= Charles Fergusson Forbes =

English army surgeon

Sir Charles Fergusson Forbes, KH (1779 – 22 March 1852) was an English army surgeon.

==Life==
Forbes was educated to the medical profession in London. He joined the army medical staff in Portugal in 1798, was gazetted next year assistant-surgeon to the Royals, served in Holland, at Ferrol, in Egypt, the Mediterranean, the West Indies, and through the Peninsular War, having been appointed to the staff in 1808 and made deputy inspector-general of hospitals in 1813. He retired in 1814 with that rank and the war medal with five clasps, and commenced practice as a physician in Argyll Street, London. He graduated from the University of Edinburgh in 1808 with a Doctor of Medicine, and joined the College of Physicians of London in 1814, becoming a fellow in 1841.

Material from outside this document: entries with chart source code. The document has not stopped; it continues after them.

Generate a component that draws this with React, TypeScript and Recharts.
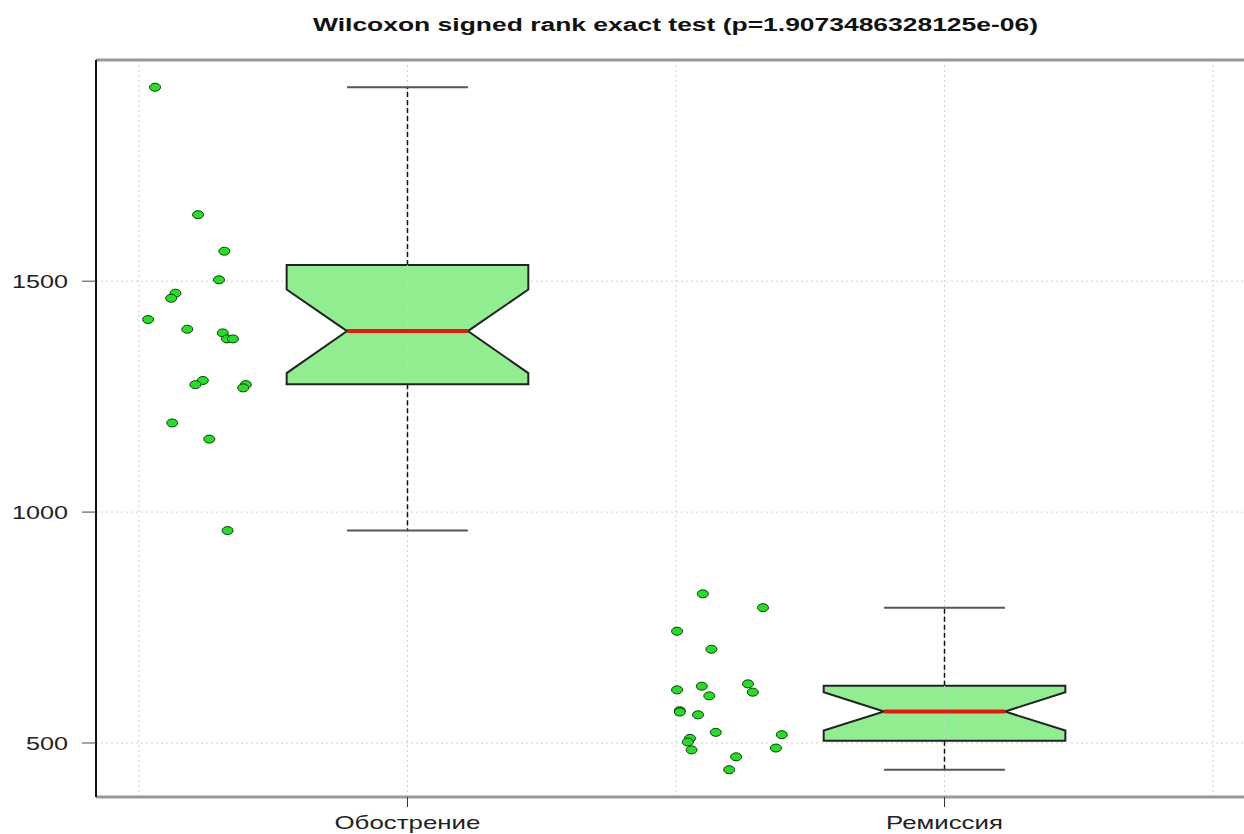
import React from 'react';
import { ComposedChart, Scatter, XAxis, YAxis, ReferenceLine } from 'recharts';

// groups and box statistics
const groups = ['Обострение', 'Ремиссия'];
const groupPos = [1, 2];
const boxMin = [960, 442];
const boxQ1 = [1277, 505];
const boxNotchLo = [1301, 527];
const boxMedian = [1392, 568];
const boxNotchHi = [1482, 610];
const boxQ3 = [1535, 624];
const boxMax = [1920, 793];

// jittered raw values
const exacX = [0.53, 0.61, 0.659, 0.649, 0.568, 0.56, 0.517, 0.59, 0.656, 0.664, 0.675, 0.619, 0.605, 0.699, 0.694, 0.562, 0.631, 0.665];
const exacY = [1920, 1644, 1565, 1503, 1474, 1463, 1417, 1396, 1388, 1375, 1375, 1285, 1276, 1276, 1269, 1193, 1158, 960];
const remX = [1.55, 1.662, 1.502, 1.566, 1.502, 1.548, 1.562, 1.634, 1.643, 1.507, 1.507, 1.541, 1.574, 1.697, 1.526, 1.522, 1.529, 1.686, 1.612, 1.599];
const remY = [823, 793, 742, 703, 615, 623, 602, 628, 610, 570, 567, 561, 523, 518, 510, 502, 485, 489, 470, 442];

const yTicks = [500, 1000, 1500];
const xGrid = [0.5, 1, 1.5, 2, 2.5];
const xDomain = [0.42, 2.58];
const yDomain = [383, 1979];

const title = 'Wilcoxon signed rank exact test (p=1.9073486328125e-06)';

const HALF = 0.225;
const NOTCH = 0.1125;
const FONT = '"Liberation Sans", Arial, sans-serif';

const toPoints = (xs: number[], ys: number[]) => xs.map((x, i) => ({ x, y: ys[i] }));

// outline of a notched box, vertices 3 and 8 are the notch tips at the median
const boxOutline = (i: number) => {
  const c = groupPos[i];
  return [
    { x: c - HALF, y: boxQ3[i] },
    { x: c + HALF, y: boxQ3[i] },
    { x: c + HALF, y: boxNotchHi[i] },
    { x: c + NOTCH, y: boxMedian[i] },
    { x: c + HALF, y: boxNotchLo[i] },
    { x: c + HALF, y: boxQ1[i] },
    { x: c - HALF, y: boxQ1[i] },
    { x: c - HALF, y: boxNotchLo[i] },
    { x: c - NOTCH, y: boxMedian[i] },
    { x: c - HALF, y: boxNotchHi[i] },
  ];
};

const BoxShape = (props: any) => {
  const pts = props.points || [];
  if (pts.length < 10) return <g />;
  const cx = (pts[3].x + pts[8].x) / 2;
  return (
    <g>
      <polygon
        points={pts.map((p: any) => `${p.x},${p.y}`).join(' ')}
        fill="#90ee90"
        stroke="#222"
        strokeWidth={2}
      />
      <line x1={cx} x2={cx} y1={pts[0].y} y2={pts[5].y} stroke="#cfcfcf" strokeDasharray="2 3" />
      <line x1={pts[8].x} x2={pts[3].x} y1={pts[3].y} y2={pts[3].y} stroke="#e8160c" strokeWidth={4} />
    </g>
  );
};

const Dot = (p: any) => (
  <ellipse cx={p.cx} cy={p.cy} rx={5.5} ry={4} fill="#22e022" stroke="#0f3a0f" strokeWidth={1} />
);

const YTick = ({ x, y, payload }: any) => {
  const s = String(payload.value);
  return (
    <text
      x={x - s.length * 14}
      y={y + 7}
      fontSize={19}
      fontFamily={FONT}
      fill="#222"
      textLength={s.length * 14}
      lengthAdjust="spacingAndGlyphs"
    >
      {s}
    </text>
  );
};

const XTick = ({ x, y, payload }: any) => {
  const idx = groupPos.indexOf(payload.value);
  const label = groups[idx] ?? '';
  return (
    <text
      x={x}
      y={y + 20}
      textAnchor="middle"
      fontSize={19}
      fontFamily={FONT}
      fill="#222"
      textLength={label.length * 14.6}
      lengthAdjust="spacingAndGlyphs"
    >
      {label}
    </text>
  );
};

export default function App() {
  return (
    <div
      style={{
        position: 'absolute',
        left: 0,
        top: 0,
        width: 1244,
        height: 834,
        overflow: 'hidden',
        background: '#fff',
      }}
    >
      <svg width={1244} height={50} style={{ position: 'absolute', left: 0, top: 0 }}>
        <text
          x={675.5}
          y={31}
          textAnchor="middle"
          fontWeight="bold"
          fontSize={18}
          fontFamily={FONT}
          fill="#111"
          textLength={725}
          lengthAdjust="spacingAndGlyphs"
        >
          {title}
        </text>
      </svg>
      <ComposedChart width={1300} height={834} margin={{ top: 60, right: 44, bottom: 0, left: 0 }}>
        <XAxis
          type="number"
          dataKey="x"
          domain={xDomain}
          ticks={groupPos}
          allowDataOverflow
          height={37}
          axisLine={{ stroke: '#999', strokeWidth: 3 }}
          tickLine={{ stroke: '#333' }}
          tickSize={10}
          tick={<XTick />}
        />
        <YAxis
          type="number"
          dataKey="y"
          domain={yDomain}
          ticks={yTicks}
          allowDataOverflow
          width={96}
          axisLine={{ stroke: '#111', strokeWidth: 2 }}
          tickLine={{ stroke: '#444' }}
          tickSize={14}
          tickMargin={14}
          tick={<YTick />}
        />
        {xGrid.map((x) => (
          <ReferenceLine key={`gx-${x}`} x={x} stroke="#cfcfcf" strokeDasharray="2 3" />
        ))}
        {yTicks.map((y) => (
          <ReferenceLine key={`gy-${y}`} y={y} stroke="#cfcfcf" strokeDasharray="2 3" />
        ))}
        {groupPos.map((c, i) => (
          <ReferenceLine
            key={`wu-${i}`}
            segment={[{ x: c, y: boxQ3[i] }, { x: c, y: boxMax[i] }]}
            stroke="#111"
            strokeWidth={1.5}
            strokeDasharray="5 3"
          />
        ))}
        {groupPos.map((c, i) => (
          <ReferenceLine
            key={`wl-${i}`}
            segment={[{ x: c, y: boxQ1[i] }, { x: c, y: boxMin[i] }]}
            stroke="#111"
            strokeWidth={1.5}
            strokeDasharray="5 3"
          />
        ))}
        {groupPos.map((c, i) => (
          <ReferenceLine
            key={`cu-${i}`}
            segment={[{ x: c - NOTCH, y: boxMax[i] }, { x: c + NOTCH, y: boxMax[i] }]}
            stroke="#555"
            strokeWidth={2}
          />
        ))}
        {groupPos.map((c, i) => (
          <ReferenceLine
            key={`cl-${i}`}
            segment={[{ x: c - NOTCH, y: boxMin[i] }, { x: c + NOTCH, y: boxMin[i] }]}
            stroke="#555"
            strokeWidth={2}
          />
        ))}
        <ReferenceLine y={yDomain[1]} stroke="#999" strokeWidth={3} />
        {groupPos.map((c, i) => (
          <Scatter
            key={`box-${i}`}
            data={boxOutline(i)}
            line={BoxShape}
            lineType="joint"
            shape={() => <g />}
            isAnimationActive={false}
          />
        ))}
        <Scatter data={toPoints(exacX, exacY)} shape={Dot} isAnimationActive={false} />
        <Scatter data={toPoints(remX, remY)} shape={Dot} isAnimationActive={false} />
      </ComposedChart>
    </div>
  );
}
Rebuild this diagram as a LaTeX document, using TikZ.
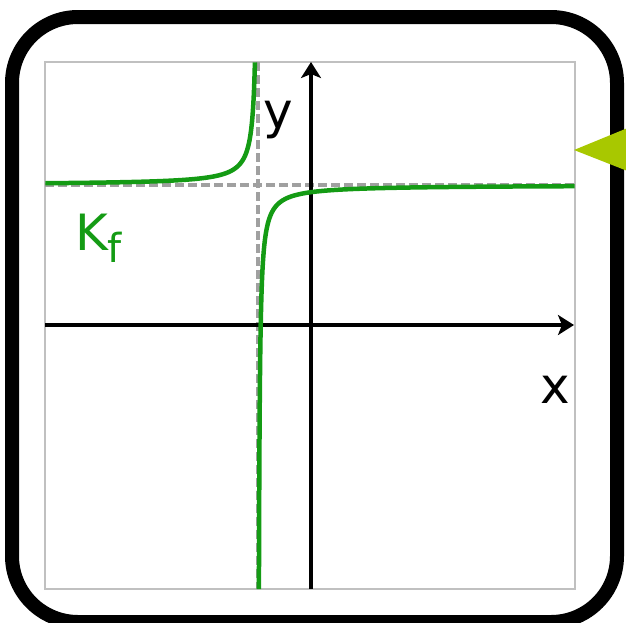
\documentclass[tikz,border=0pt]{standalone}
\usepackage{fontspec}
\setmainfont{DejaVu Sans}
\usetikzlibrary{arrows.meta}
\definecolor{kgreen}{RGB}{20,155,20}
\definecolor{pointergreen}{RGB}{168,200,0}
\definecolor{boxgray}{RGB}{192,192,192}
\definecolor{asymgray}{RGB}{160,160,160}
\tikzset{frame/.style={draw,line width=14pt,rounded corners=66pt},
  plotbox/.style={draw=boxgray,line width=2pt},
  asym/.style={draw=asymgray,line width=3.5pt,dash pattern=on 9pt off 4pt},
  axis/.style={-{Stealth[length=16pt,width=20pt,inset=4pt]},line width=4.5pt},
  curve/.style={draw=kgreen,line width=4.5pt,smooth,samples=120},
  lbl/.style={anchor=base,inner sep=0pt,font=\fontsize{50}{60}\selectfont}}

\begin{document}
\begin{tikzpicture}[x=1pt,y=-1pt]
\useasboundingbox (0,0) rectangle (626,622);
\draw[frame] (12,17) rectangle (617,622);
\draw[plotbox] (45,62) rectangle (575,589);
% asymptotes
\coordinate (vtop) at (258,62); \coordinate (vbot) at (258,589);
\coordinate (hleft) at (45,185); \coordinate (hright) at (575,185);
\draw[asym] (vtop) -- (vbot);
\draw[asym] (hleft) -- (hright);
% axes
\coordinate (xleft) at (45,325); \coordinate (xright) at (574,325);
\coordinate (ybot) at (311,589); \coordinate (ytop) at (311,62);
\draw[axis] (xleft) -- (xright);
\draw[axis] (ybot) -- (ytop);
% hyperbola
\draw[curve] plot[domain=1.131:5.361] ({258-exp(\x)},{185-380/exp(\x)});
\draw[curve] plot[domain=-0.062:5.759] ({258+exp(\x)},{185+380/exp(\x)});
% labels
\node[lbl] (ylab) at (278,128) {y};
\node[lbl] (xlab) at (555,403) {x};
\node[lbl,anchor=base west,text=kgreen] (kf) at (75,250) {K\raisebox{-12pt}{\fontsize{40}{40}\selectfont f}};
% pointer
\fill[pointergreen] (574,150) -- (630,127) -- (630,172) -- cycle;
\end{tikzpicture}
\end{document}
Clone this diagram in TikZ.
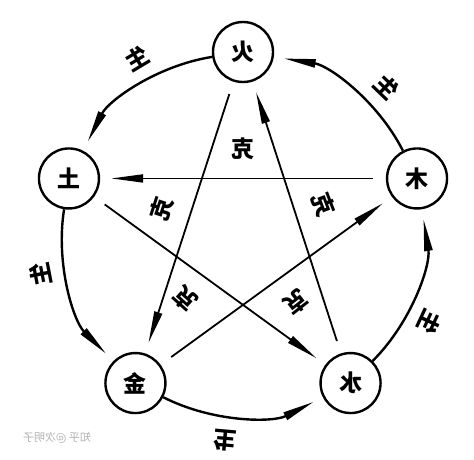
\documentclass[tikz,border=0pt]{standalone}
\usepackage{fontspec}
\usepackage{tikz}
\usetikzlibrary{arrows.meta}
\newfontfamily\cjkFont{Noto Sans CJK SC}
\tikzstyle{wuxing} = [x = 1pt, y = 1pt, >={Triangle[length=32pt, width=8pt]}]
\tikzstyle{elementStyle} = [circle, draw, line width=2.4pt, minimum size=60pt, inner sep=0pt, font=\cjkFont\bfseries\fontsize{23}{23}\selectfont]
\tikzstyle{shengLine} = [line width=2.4pt, ->, bend right=27, looseness=0.9, shorten >=10pt]
\tikzstyle{keLine} = [line width=1.8pt, ->, shorten <=13pt, shorten >=11pt]
\tikzstyle{labelText} = [inner sep=1pt, font=\cjkFont\bfseries\fontsize{23}{23}\selectfont]
\tikzstyle{markText} = [inner sep=0pt, text=black!30, font=\cjkFont\fontsize{11}{11}\selectfont]
\newcommand{\bigR}{183}
\newcommand{\element}[3]{\node [elementStyle] (#1) at (#2:\bigR) {\reflectbox{#3}};}
\newcommand{\shengLabel}[2]{\node [labelText, rotate=#2-90] (#1) at (#2:206) {\reflectbox{生}};}
\newcommand{\keLabel}[2]{\node [labelText, rotate=#2-90] (#1) at (#2:86) {\reflectbox{克}};}

\begin{document}
\begin{tikzpicture}[wuxing]
  \useasboundingbox (0,0) rectangle (474,459);
  \begin{scope}[shift={(243,224)}]
    % the five elements
    \element{huo}{90}{火}
    \element{tu}{162}{土}
    \element{jin}{234}{金}
    \element{shui}{306}{水}
    \element{mu}{18}{木}

    % generating cycle
    \draw [shengLine] (mu) to (huo);
    \draw [shengLine] (huo) to (tu);
    \draw [shengLine] (tu) to (jin);
    \draw [shengLine] (jin) to (shui);
    \draw [shengLine] (shui) to (mu);
    \shengLabel{shengMuHuo}{46}
    \shengLabel{shengHuoTu}{121}
    \shengLabel{shengTuJin}{191}
    \shengLabel{shengJinShui}{265}
    \shengLabel{shengShuiMu}{335}

    % overcoming star
    \draw [keLine] (mu) -- (tu);
    \draw [keLine] (tu) -- (shui);
    \draw [keLine] (shui) -- (huo);
    \draw [keLine] (huo) -- (jin);
    \draw [keLine] (jin) -- (mu);
    \keLabel{keTop}{90}
    \keLabel{keLeft}{162}
    \keLabel{keRight}{21}
    \keLabel{keBottomLeft}{228}
    \keLabel{keBottomRight}{308}
  \end{scope}
  \node [markText] (mark) at (57,21) {\reflectbox{知乎 @次明子}};
\end{tikzpicture}
\end{document}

In 1816 he was appointed physician to the newly founded Royal Westminster Infirmary for Diseases of the Eye in Warwick Street, Golden Square, having George James Guthrie as his surgical colleague. In 1827 a difference of opinion arose between Forbes and Guthrie as to the treatment of inflammatory affections of the eye; the subject was noticed in The Lancet adversely to Guthrie, who began an action for libel against the journal, but abandoned it on learning that Forbes had been subpoenaed as a witness. Having been insulted at the hospital by one Hale Thomson, a young surgeon in Guthrie's party, Forbes challenged Thomson to a duel. It was fought with pistols on Clapham Common at half-past three in the afternoon of 29 December 1827; when each had fired twice without effect, the seconds interposed, but another encounter was demanded by the principals, which was also harmless. The seconds then declared the duel at an end, against the wishes of the parties.

Forbes resigned his appointment at the hospital, carrying a number of its subscribers with him. He declined an offer by Guthrie to give him the satisfaction of a gentleman and an officer of the same service, on the ground that the offer was not made until after events at the hospital had been allowed to take their course. He had a considerable practice among a number of families of the nobility. He was a Knight of the Crescent, in 1837 was made a Guelphic knight of Hanover, and in 1844 an English knight. He died at Argyll Street on 22 March 1852.

==Works==
He wrote:
- Two pamphlets related the Guthrie affair (1828);
- A brief record of a case of fatal thrombosis of the thigh veins in the Medico-Chirurgical Transactions, xiii. (1827);
- "The Table-Talk of an Old Campaigner" in The United Service Magazine, (September 1834).